Nel recitare la benedizione sul pane sta dicendo che, 'come il pane esce dalla terra per ristorare luomo' , così il 'suo corpo trasformato è glorificato uscirà  dalla terra con la resurrezione'.

 Per il racconto evangelico determinante è la libertà di Gesù, si vuole mostrare che il suo sacrificio (che sarà il culmine di tutto questo) non è un’imposizione su Gesù, Lui non la subisce semplicemente, la vive: è Lui che dettaglia i passi da compiere perché si realizzi l’insieme che è la Sua Impronta su tutto quello che prefigurava la Pasqua Ebraica.

 Ecco perché è importante che nella cena Gesù operi, faccia, non si limiti a ripetere un gesto che tutti facevano: nel vivere questa ultima cena prima della morte.

Egli stabilisce una partecipazione che è del tutto personale, del tutto Sua!

Gesù non si limita alle usuali formule giudaiche di benedizione, ma conferisce al pane offerto una relazione con il Suo corpo immolato nella morte e, al vino, una relazione con il Suo sangue versato, attualizzando così la Nuova Alleanza di Dio con gli uomini: la Sua promessa di salvezza è adesso per sempre, abbraccerà tutta la storia; infine, stabilisce un legame tra la Sua ultima cena e il futuro banchetto nel Regno di Dio, che significa l’unione perfetta tra Dio e l’uomo.

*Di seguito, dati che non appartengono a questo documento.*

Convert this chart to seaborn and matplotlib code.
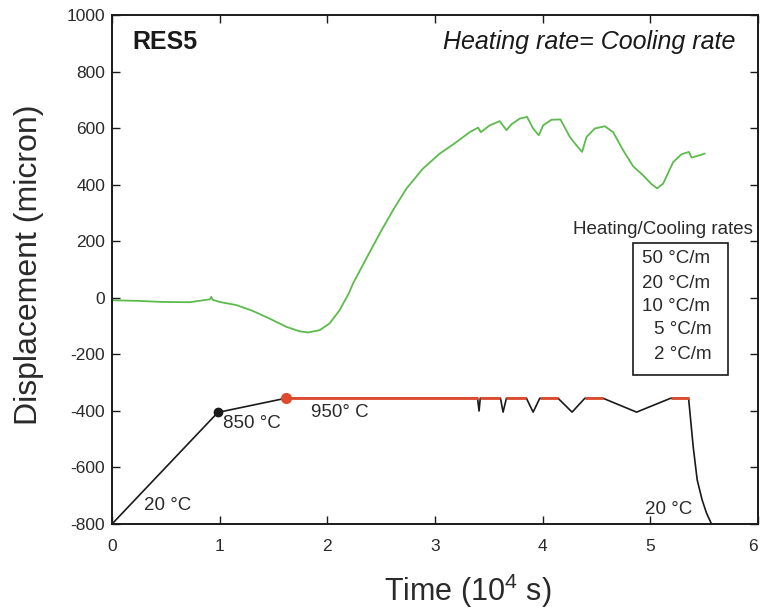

L'ultima cena   ha a che fare con Dio, che non è semplicemente la rappresentazione in comune di ciò che ogni credente crede o pensa di credere, ma è «presenza reale»: un conto è dire che l'ultima cena  è un momento di insieme dei credenti e un conto è dire che è un essere insieme perché un Dio, che non è confondibile con i credenti, li raccoglie. Il comando: «Fate questo in memoria di Me!» Vuol dire che la verità la si conserva soltanto se è vissuta, non se è mantenuta come una verità astratta: è una verità che è tale perché dà vita. E la verità evangelica non può essere spiegata come la verità dei numeri primi: la nostra cultura è ancora profondamente ancorata al modello di verità della matematica e della tecnica, che valgono per tutti, ma c’è anche un altro concetto di universalità, che è possibile soltanto se sappiamo  leggere la singolarità di ciascuno – questo è il messaggio cristiano.